All Together Now 2024: A top contender for best weekend of the year
Curraghmore Estate was the place to be this past weekend as the fifth edition of All Together Now solidified its place as one of the country’s finest festival offerings. From top tier headliners, to local talent, here are some of the best bits…
Making the pilgrimage from carpark to campsite—laden down with tents, sleeping bags, and a selection of miscellaneous cans—is a necessary struggle for the life affirming experience of a festival weekender. Spending those three nights within the real-world-adjacent festival realm is a strange little pseudo reality. You forge your little villages with your neighbouring campers, quickly familiarise yourself with your new local amenities (portaloos here, breakfast baps there), and put your body through a strangely enjoyable endurance test, all in the name of music and community spirit.
Last weekend, a 25,000-strong crowd descended on the grounds of Curraghmore House for the fifth chapter of All Together Now, a music, arts, food and wellness festival that has claimed the August bank holiday weekend as its own. It’s become an annual tradition for many, and each instalment sees improvements and progressions so that it could reach the level of polish it exhibited this year.
In 2023, ATN took some heat for their not-so-rapid response to the deluge of rain that turned the campsite to slush, an issue which was largely resolved this time around in a bid to improve accessibility site-wide. Similarly, there were some sound issues on the main stage last year that were thankfully rectified this time around, and prospective festival goers will be glad to find that the crew were fastidious in keeping the portaloos flush with toilet roll.
The standout mainstage performance of the weekend has got to go to one Ms Natasha Beddingfield. A woman who has a clear affinity with Ireland (turns out we were the first country to send her to number one), she spoke about her love for The Cranberries and Sinéad O’Connor, playing a mix of covers including Coldplay’s ‘The Scientist’ and The Weeknd’s ‘Blinding Lights’, and ended her set with ‘Unwritten’, which the crowd boomed back to her word for word. Plus, the sun was beaming down with full force, so it was a very heartening moment, the kind where you feel very very happy to be alive.
The main stage was once again packed out for The Mary Wallopers, who managed to turn the field into a céilí dancing session as the crowd linked arms and thrashed around to their heart’s content. Palestinian flags were flown high, and the band managed to use their time on stage to voice their distaste for the far-right demonstrations in Dundalk, give the finger to landlords, and generally endorse decency without quelling the momentum of the trad divilment.
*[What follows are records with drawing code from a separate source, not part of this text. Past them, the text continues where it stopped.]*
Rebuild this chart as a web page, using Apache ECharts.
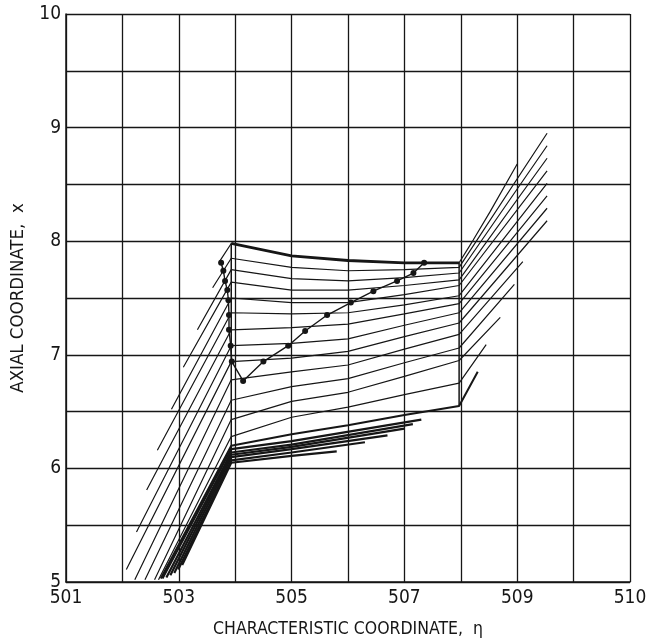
<!DOCTYPE html>
<html>
<head>
<meta charset="utf-8">
<script src="https://cdn.jsdelivr.net/npm/echarts@6/dist/echarts.min.js"></script>
<style>
  html, body { margin: 0; padding: 0; background: #fff; }
  #chart { width: 655px; height: 643px; }
</style>
</head>
<body>
<div id="chart"></div>
<script>
// tick labels (the last grid line is printed as 510 in the original)
const xTickValues = [501, 503, 505, 507, 509, 511];
const xTickText = ['501', '503', '505', '507', '509', '510'];
const yTickValues = [5, 6, 7, 8, 9, 10];

// eta of the two kinks
const etaKinkLeft = 503.93;
const etaKinkRight = 507.97;

// characteristics: left start, y at left kink, 505, 506, 507, right kink, right end
const leftStartX = [503.72, 503.60, 503.33, 503.08, 502.87, 502.62, 502.43, 502.25, 502.07, 502.22, 502.40, 502.57, 502.64, 502.68];
const leftStartY = [7.82, 7.59, 7.22, 6.89, 6.52, 6.16, 5.81, 5.44, 5.11, 5.02, 5.02, 5.02, 5.02, 5.03];
const kinkY = [7.98, 7.85, 7.75, 7.64, 7.50, 7.37, 7.22, 7.08, 6.94, 6.78, 6.60, 6.43, 6.28, 6.20];
const y505 = [7.87, 7.77, 7.67, 7.57, 7.46, 7.36, 7.24, 7.10, 6.97, 6.85, 6.72, 6.59, 6.45, 6.30];
const y506 = [7.83, 7.74, 7.65, 7.57, 7.46, 7.37, 7.27, 7.14, 7.03, 6.91, 6.79, 6.67, 6.54, 6.38];
const y507 = [7.81, 7.75, 7.68, 7.61, 7.53, 7.44, 7.36, 7.26, 7.16, 7.05, 6.93, 6.81, 6.65, 6.47];
const y508 = [7.81, 7.77, 7.72, 7.66, 7.61, 7.52, 7.45, 7.37, 7.28, 7.18, 7.06, 6.95, 6.75, 6.55];
const rightEndX = [509.00, 509.53, 509.53, 509.53, 509.53, 509.53, 509.53, 509.53, 509.53, 509.10, 508.95, 508.70, 508.45, 508.30];
const rightEndY = [8.68, 8.95, 8.84, 8.73, 8.62, 8.51, 8.40, 8.29, 8.18, 7.82, 7.62, 7.33, 7.09, 6.85];
// the first one bends on the right side
const firstRightMid = [[508.22, 8.01], [508.52, 8.26]];

// dense bundle at the bottom
const bundleStartX = [502.71, 502.78, 502.85, 502.92, 502.99, 503.06];
const bundleStartY = [5.03, 5.04, 5.06, 5.08, 5.11, 5.15];
const bundleKinkY = [6.17, 6.14, 6.12, 6.10, 6.07, 6.05];
const bundle505Y = [6.24, 6.21, 6.19, 6.17, 6.14, 6.11];
const bundleEndX = [507.30, 507.15, 507.00, 506.70, 506.30, 505.80];
const bundleEndY = [6.43, 6.39, 6.35, 6.29, 6.23, 6.15];

// dotted curve (computed points)
const dotX = [503.75, 503.79, 503.82, 503.86, 503.88, 503.89, 503.89, 503.92, 503.94, 504.14, 504.50, 504.94, 505.24, 505.63, 506.05, 506.45, 506.87, 507.16, 507.35];
const dotY = [7.81, 7.74, 7.65, 7.57, 7.48, 7.35, 7.22, 7.08, 6.94, 6.77, 6.94, 7.08, 7.21, 7.35, 7.46, 7.56, 7.65, 7.72, 7.81];

const ink = '#161616';
const font = "'Liberation Sans Narrow', 'DejaVu Sans Condensed', 'Roboto Condensed', 'Liberation Sans', sans-serif";

let series = [];

// main characteristic lines
for (let i = 0; i < kinkY.length; i++) {
  let pts = [
    [leftStartX[i], leftStartY[i]],
    [etaKinkLeft, kinkY[i]],
    [505, y505[i]],
    [506, y506[i]],
    [507, y507[i]],
    [etaKinkRight, y508[i]]
  ];
  if (i === 0) pts = pts.concat(firstRightMid);
  pts.push([rightEndX[i], rightEndY[i]]);
  series.push({
    type: 'line',
    data: pts,
    showSymbol: false,
    lineStyle: { color: ink, width: i === kinkY.length - 1 ? 2 : 1.2 }
  });
}

// top characteristic is drawn heavy between the kinks
series.push({
  type: 'line',
  data: [[etaKinkLeft, kinkY[0]], [505, y505[0]], [506, y506[0]], [507, y507[0]], [etaKinkRight, y508[0]]],
  showSymbol: false,
  lineStyle: { color: ink, width: 2.8 }
});

// bundle
for (let i = 0; i < bundleStartX.length; i++) {
  series.push({
    type: 'line',
    data: [
      [bundleStartX[i], bundleStartY[i]],
      [etaKinkLeft, bundleKinkY[i]],
      [505, bundle505Y[i]],
      [bundleEndX[i], bundleEndY[i]]
    ],
    showSymbol: false,
    lineStyle: { color: ink, width: 2.2 }
  });
}

// vertical kink lines
series.push({
  type: 'line',
  data: [[etaKinkLeft, bundleKinkY[bundleKinkY.length - 1]], [etaKinkLeft, kinkY[0]]],
  showSymbol: false,
  lineStyle: { color: ink, width: 1.5 }
});
series.push({
  type: 'line',
  data: [[etaKinkRight, y508[y508.length - 1]], [etaKinkRight, y508[0]]],
  showSymbol: false,
  lineStyle: { color: ink, width: 1.5 }
});

// dotted curve
series.push({
  type: 'line',
  data: dotX.map((x, i) => [x, dotY[i]]),
  symbol: 'circle',
  symbolSize: 6,
  itemStyle: { color: ink },
  lineStyle: { color: ink, width: 1.4 }
});

let chart = echarts.init(document.getElementById('chart'));
chart.setOption({
  animation: false,
  backgroundColor: '#fff',
  textStyle: { fontFamily: font },
  grid: { left: 66, right: 25, top: 14, bottom: 57 },
  xAxis: {
    type: 'value',
    min: 501,
    max: 511,
    interval: 1,
    name: 'CHARACTERISTIC COORDINATE,  η',
    nameLocation: 'middle',
    nameGap: 38,
    nameTextStyle: { color: ink, fontSize: 17.5, fontFamily: font },
    axisLine: { show: true, lineStyle: { color: ink, width: 1.5 } },
    axisTick: { show: false },
    splitLine: { show: true, lineStyle: { color: ink, width: 1.3 } },
    axisLabel: {
      color: ink,
      fontSize: 19,
      margin: 7,
      showMinLabel: true,
      showMaxLabel: true,
      formatter: v => {
        let k = xTickValues.indexOf(Math.round(v));
        return k >= 0 ? xTickText[k] : '';
      }
    }
  },
  yAxis: {
    type: 'value',
    min: 5,
    max: 10,
    interval: 0.5,
    name: 'AXIAL COORDINATE,  x',
    nameLocation: 'middle',
    nameGap: 38,
    nameTextStyle: { color: ink, fontSize: 18.5, fontFamily: font },
    axisLine: { show: true, lineStyle: { color: ink, width: 1.5 } },
    axisTick: { show: false },
    splitLine: { show: true, lineStyle: { color: ink, width: 1.3 } },
    axisLabel: {
      color: ink,
      fontSize: 19,
      margin: 5,
      formatter: v => yTickValues.indexOf(v) >= 0 ? String(v) : ''
    }
  },
  series: series
});
</script>
</body>
</html>
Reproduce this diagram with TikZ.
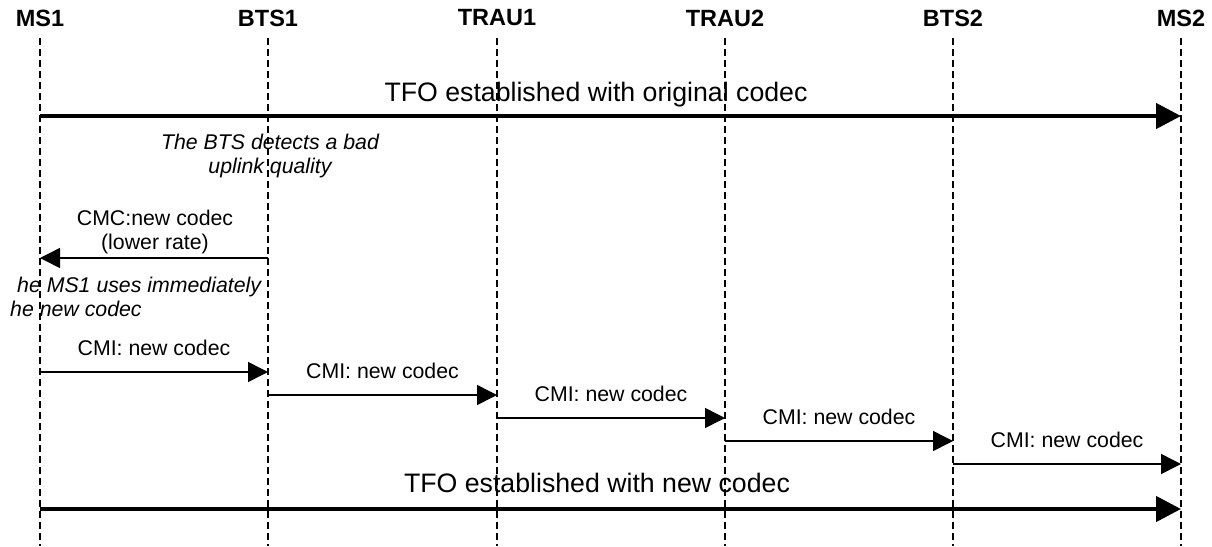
\documentclass[tikz,border=0pt]{standalone}
\usepackage{fontspec}
\setmainfont{Liberation Sans}
\usetikzlibrary{arrows.meta}

\begin{document}
\begin{tikzpicture}
        [
           x=1pt, y=-1pt,
           every node/.style={inner sep=0pt,font=\fontsize{21.3}{24}\selectfont}
        ]
        \tikzstyle{head}=[font=\bfseries\fontsize{23.5}{26}\selectfont]
        \tikzstyle{lifeline}=[dash pattern=on 7pt off 4pt,line width=1.2pt]
        \tikzstyle{tfo}=[line width=4.5pt,-{Triangle[length=25pt,width=25pt]}]
        \tikzstyle{msg}=[line width=1.5pt,-{Triangle[length=20pt,width=20pt]}]
        \tikzstyle{note}=[font=\itshape\fontsize{21.3}{24}\selectfont]
        \tikzstyle{big}=[font=\fontsize{26.7}{30}\selectfont]
        \useasboundingbox (0,0) rectangle (1212,546);
        % entities
        \node[head] (ms1) at (40,18) {MS1};
        \node[head] (bts1) at (268,18) {BTS1};
        \node[head] (trau1) at (497,18) {TRAU1};
        \node[head] (trau2) at (725,18) {TRAU2};
        \node[head] (bts2) at (953,18) {BTS2};
        \node[head] (ms2) at (1181,18) {MS2};
        \foreach \n in {ms1,bts1,trau1,trau2,bts2,ms2}
            \draw[lifeline] (\n |- 0,38) -- (\n |- 0,546);
        % TFO with the old codec
        \node[big,anchor=base] (tfoold) at (596,101.5) {TFO established with original codec};
        \draw[tfo] (ms1 |- 0,116) -- (ms2 |- 0,116);
        \node[note,anchor=base] (bad1) at (270,149.5) {The BTS detects a bad};
        \node[note,anchor=base] (bad2) at (270,173.5) {uplink quality};
        % codec change
        \node[anchor=base] (cmc1) at (155,225.5) {CMC:new codec};
        \node[anchor=base] (cmc2) at (155,249.5) {(lower rate)};
        \draw[msg] (bts1 |- 0,258) -- (ms1 |- 0,258);
        \node[note,anchor=base west] (uses1) at (17,292.5) {he MS1 uses immediately};
        \node[note,anchor=base west] (uses2) at (10,316.5) {he new codec};
        % CMI along the path
        \node[anchor=base] (cmi1) at (154,355) {CMI: new codec};
        \draw[msg] (ms1 |- 0,372) -- (bts1 |- 0,372);
        \node[anchor=base] (cmi2) at (382.5,378) {CMI: new codec};
        \draw[msg] (bts1 |- 0,395) -- (trau1 |- 0,395);
        \node[anchor=base] (cmi3) at (611,401) {CMI: new codec};
        \draw[msg] (trau1 |- 0,418) -- (trau2 |- 0,418);
        \node[anchor=base] (cmi4) at (839,424) {CMI: new codec};
        \draw[msg] (trau2 |- 0,441) -- (bts2 |- 0,441);
        \node[anchor=base] (cmi5) at (1067,447) {CMI: new codec};
        \draw[msg] (bts2 |- 0,464) -- (ms2 |- 0,464);
        % TFO with the new codec
        \node[big,anchor=base] (tfonew) at (597,492.5) {TFO established with new codec};
        \draw[tfo] (ms1 |- 0,509) -- (ms2 |- 0,509);
    \end{tikzpicture}
\end{document}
More personal highlights included hedonistic Aussie party people, Confidence Man, and the mesmerising Glass Beams, who made their Irish debut at the Lovely Days stage. Though I narrowly avoided tinnitus during Just Mustard’s set and had to hastily move far away from the speakers, the Dundalk shoegazers whet our appetites for more live shows and new music to come. Honourable mentions also to Slowdive and Beach Fossils, who each built up walls of sound that crashed over the crowd with expert precision. Gentle swaying was essential.
The most surprising standout of the weekend was, in my opinion, Playback’s tribute to Talking Heads as they performed their Stop Making Sense set song for song on the intimate Last City stage. Their frontman quite literally embodied David Byrne, and they get major cool points for hitting the mark with all the original stage antics, including running on the spot while keeping perfect tune, dancing with a lampstand, and donning an oversized suit. No notes.
As was well documented, and is sadly to be expected with festival lineups as stacked as this one, Róisín Murphy had to bow out last minute, and there was quite a bit of speculation as to who would close out the mainstage on Saturday night. That honour went to local Waterford lads, King Kong Company, who were joined by Bobby Fingers, who managed to blow the proverbial roof off of Curraghmore regardless of having to perform with a broken foot.
Aside from the music offering—which made a concerted effort to spotlight the wealth of homegrown talent we’re blessed with this year—All Together Now’s range of experiences surpass just music. There’s a whole Theatre of Food, a wellness area for yoga and even saunas, a craft village, live podcasts, comedians, storytelling and conversations that engage the mind from early morning into the night.
The age demographic is: everyone. As I mentioned, it’s a family-friendly festival, so you’ll see whole families wandering around all wholesome, plenty of twenty-somethings buzzing to be free from the working world for a weekend, and those in their 30s, 40s, 50s and 60s having a boogie into the early hours.
Yes, the weather was hormonal. Yes, by Monday I was carefully balancing on bootfulls of blisters. But would I do it all over again this weekend? Absolutely.
All Together Now announces 2025 takes place from 31 July to 3 August, and they’ve just introduced the ATN Ticket Loyalty Scheme, so if it’s been tradition for you and your mates, now it’s going to start paying off — literally. Same time next year?